= Gérald Gagnier =

Gérald Gagnier (14 October 1926 - 14 January 1961) was a Canadian bandmaster, composer, and trumpeter. His compositional output includes the symphonic poem Polyphème, a Prélude for piano, a Suite romantique for strings, and Rolandineries for piano.

==Life and career==
Born in Montreal, Gagnier was the son of musician René Gagnier and received his earliest musical training in the trumpet, piano, and music theory from him. His grandfather Joseph Gagnier had 26 children, many of whom also became professional musicians of note; including Armand Gagnier, Ernest Gagnier, Guillaume Gagnier, J.-J. Gagnier, Lucien Gagnier, Réal Gagnier, and René Gagnier. Several of his cousins became notable musicians, including Claire Gagnier, Ève Gagnier, and Roland Gagnier. He attended the Séminaire Saint-Joseph de Trois-Rivières from 1939 to 1945 where he received his general education.

In 1945 Gagnier entered the Conservatoire de musique du Québec à Montréal where he studied through 1951. During that time he also spent three summers studying under Pierre Monteux. He also spent some time mentoring François Morel in conducting. In 1954 he earned a diploma from the Royal Military School of Music after passing tests given by a traveling examiner.

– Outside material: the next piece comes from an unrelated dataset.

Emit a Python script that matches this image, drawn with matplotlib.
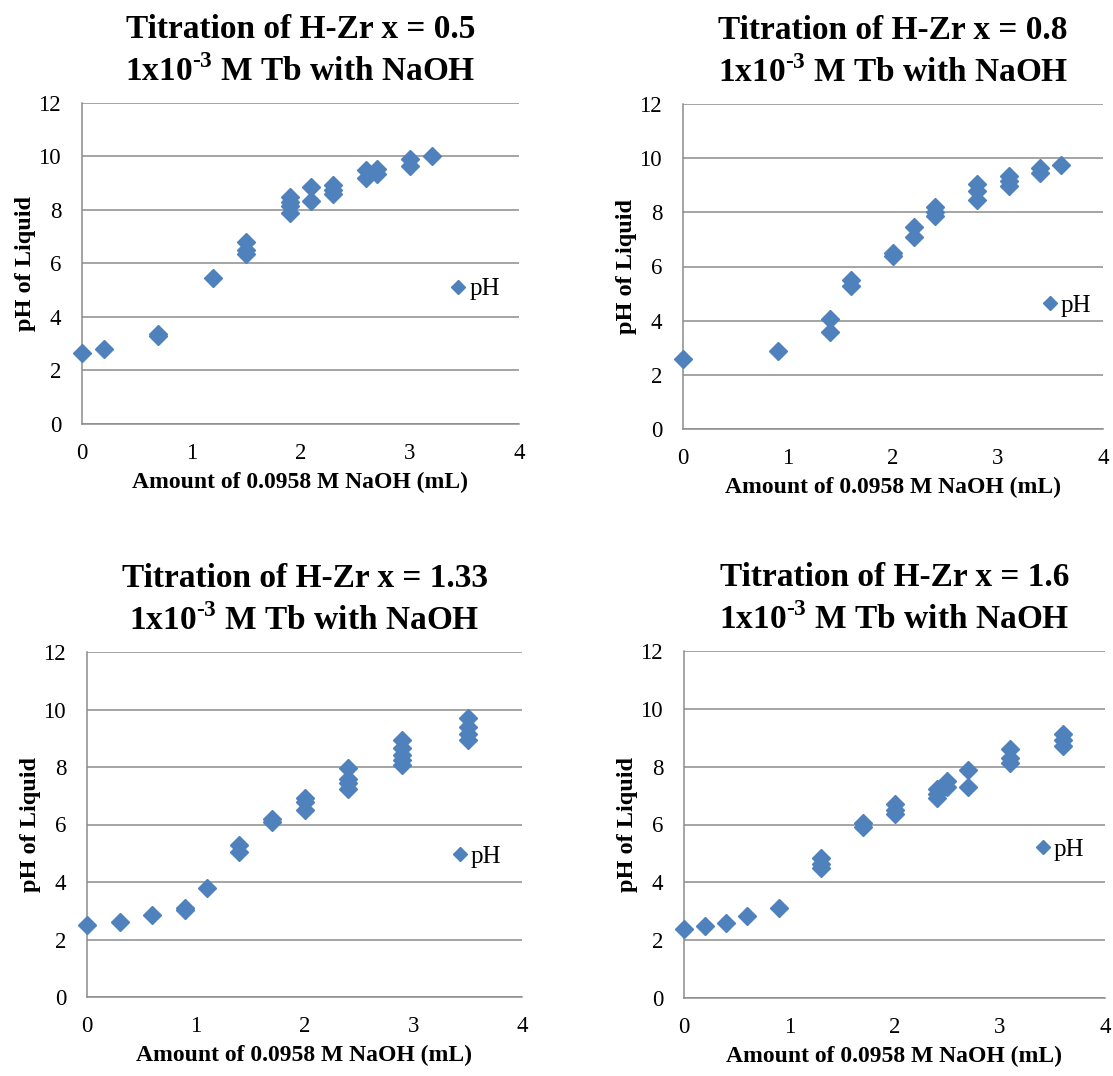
import matplotlib
matplotlib.use("Agg")
import matplotlib.pyplot as plt

plt.rcParams["font.family"] = ["Liberation Serif", "DejaVu Serif"]
plt.rcParams["mathtext.fontset"] = "custom"
plt.rcParams["mathtext.rm"] = "Liberation Serif:bold"
plt.rcParams["mathtext.bf"] = "Liberation Serif:bold"

# data
x_05 = [0, 0.2, 0.7, 0.7, 1.2, 1.5, 1.5, 1.5, 1.9, 1.9, 1.9, 1.9, 2.1, 2.1,
        2.3, 2.3, 2.3, 2.6, 2.6, 2.7, 2.7, 3.0, 3.0, 3.2]
ph_05 = [2.64, 2.79, 3.30, 3.35, 5.44, 6.8, 6.5, 6.35, 8.5, 8.3, 8.15, 7.9, 8.85, 8.35,
         8.95, 8.75, 8.6, 9.5, 9.2, 9.55, 9.35, 9.9, 9.65, 10.0]

x_08 = [0, 0.9, 1.4, 1.4, 1.6, 1.6, 2.0, 2.0, 2.2, 2.2, 2.4, 2.4, 2.4,
        2.8, 2.8, 2.8, 3.1, 3.1, 3.1, 3.4, 3.4, 3.6]
ph_08 = [2.57, 2.89, 4.05, 3.6, 5.5, 5.28, 6.5, 6.4, 7.45, 7.1, 8.2, 8.0, 7.88,
         9.05, 8.8, 8.47, 9.35, 9.15, 8.97, 9.62, 9.45, 9.73]

x_133 = [0, 0.3, 0.6, 0.9, 0.9, 1.1, 1.4, 1.4, 1.7, 1.7, 2.0, 2.0, 2.0,
         2.4, 2.4, 2.4, 2.4, 2.9, 2.9, 2.9, 2.9, 2.9, 3.5, 3.5, 3.5, 3.5]
ph_133 = [2.5, 2.61, 2.84, 3.02, 3.1, 3.79, 5.3, 5.05, 6.18, 6.09, 6.92, 6.78, 6.5,
          7.98, 7.6, 7.43, 7.25, 8.95, 8.65, 8.42, 8.23, 8.08, 9.7, 9.4, 9.15, 8.95]

x_16 = [0, 0.2, 0.4, 0.6, 0.9, 1.3, 1.3, 1.3, 1.7, 1.7, 2.0, 2.0, 2.0,
        2.4, 2.4, 2.4, 2.5, 2.5, 2.7, 2.7, 3.1, 3.1, 3.1, 3.6, 3.6, 3.6]
ph_16 = [2.4, 2.49, 2.61, 2.84, 3.12, 4.85, 4.65, 4.5, 6.05, 5.9, 6.7, 6.5, 6.35,
         7.22, 7.06, 6.92, 7.49, 7.31, 7.89, 7.31, 8.62, 8.3, 8.12, 9.12, 8.92, 8.72]

titles = ["Titration of H-Zr x = 0.5", "Titration of H-Zr x = 0.8",
          "Titration of H-Zr x = 1.33", "Titration of H-Zr x = 1.6"]
subtitle = r"1x10$^{\text{-3}}$ M Tb with NaOH"

W, H = 1113, 1076
fig = plt.figure(figsize=(W / 100, H / 100), dpi=100)

# axes boxes in pixels: left, right, top, bottom
boxes = [(82, 519, 103, 424), (683, 1103, 104, 429),
         (87, 522, 652, 997), (684, 1105, 651, 998)]
legend_pos = [(0.86, 0.42), (0.871, 0.379), (0.855, 0.406), (0.85, 0.428)]
datasets = [(x_05, ph_05), (x_08, ph_08), (x_133, ph_133), (x_16, ph_16)]

blue = "#4F81BD"
grid_c = "#8C8C8C"

for i in range(4):
    l, r, t, b = boxes[i]
    ax = fig.add_axes([l / W, 1 - b / H, (r - l) / W, (b - t) / H])
    xs, ys = datasets[i]
    ax.plot(xs, ys, linestyle="none", marker="D", markersize=9.5,
            color=blue, label="pH", clip_on=False, zorder=3)
    ax.set_xlim(0, 4)
    ax.set_ylim(0, 12)
    ax.set_xticks([0, 1, 2, 3, 4])
    ax.set_yticks(range(0, 13, 2))
    ax.yaxis.grid(True, color=grid_c, linewidth=1.1)
    ax.set_axisbelow(True)
    for s in ["top", "right"]:
        ax.spines[s].set_visible(False)
    for s in ["left", "bottom"]:
        ax.spines[s].set_color(grid_c)
        ax.spines[s].set_linewidth(1.1)
    ax.tick_params(length=0, labelsize=16.5)
    ax.tick_params(axis="x", pad=14)
    ax.tick_params(axis="y", pad=15)
    ax.set_xlabel("Amount of 0.0958 M NaOH (mL)", fontsize=17,
                  fontweight="bold", labelpad=5)
    ax.set_ylabel("pH of Liquid", fontsize=17.5, fontweight="bold", labelpad=2)
    ax.set_title(titles[i] + "\n" + subtitle, fontsize=24, fontweight="bold",
                 pad=16, linespacing=1.4)
    lx, ly = legend_pos[i]
    ax.legend(loc="center left", bbox_to_anchor=(lx - 0.02, ly), frameon=False,
              fontsize=18, handlelength=0.75, handletextpad=0.05, borderpad=0,
              borderaxespad=0, markerscale=0.8)

fig.savefig("out.png", dpi=100)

Gagnier began his career as a trumpeter in the Canadian Grenadier Guards Band which was conducted by his uncle J.-J. From 1946 to 1949 he taught at the Studio Labelle and then joined the staff of Mont-St-Louis College in 1951. He was appointed assistant director of the Opéra national du Québec in 1951. He directed several bands for the Canadian Army with whom he held the rank of lieutenant, including Les Fusiliers Mont-Royal during the early 1950s and the Royal Canadian Ordnance Corps Band from 1956 until his death in Montreal in 1961.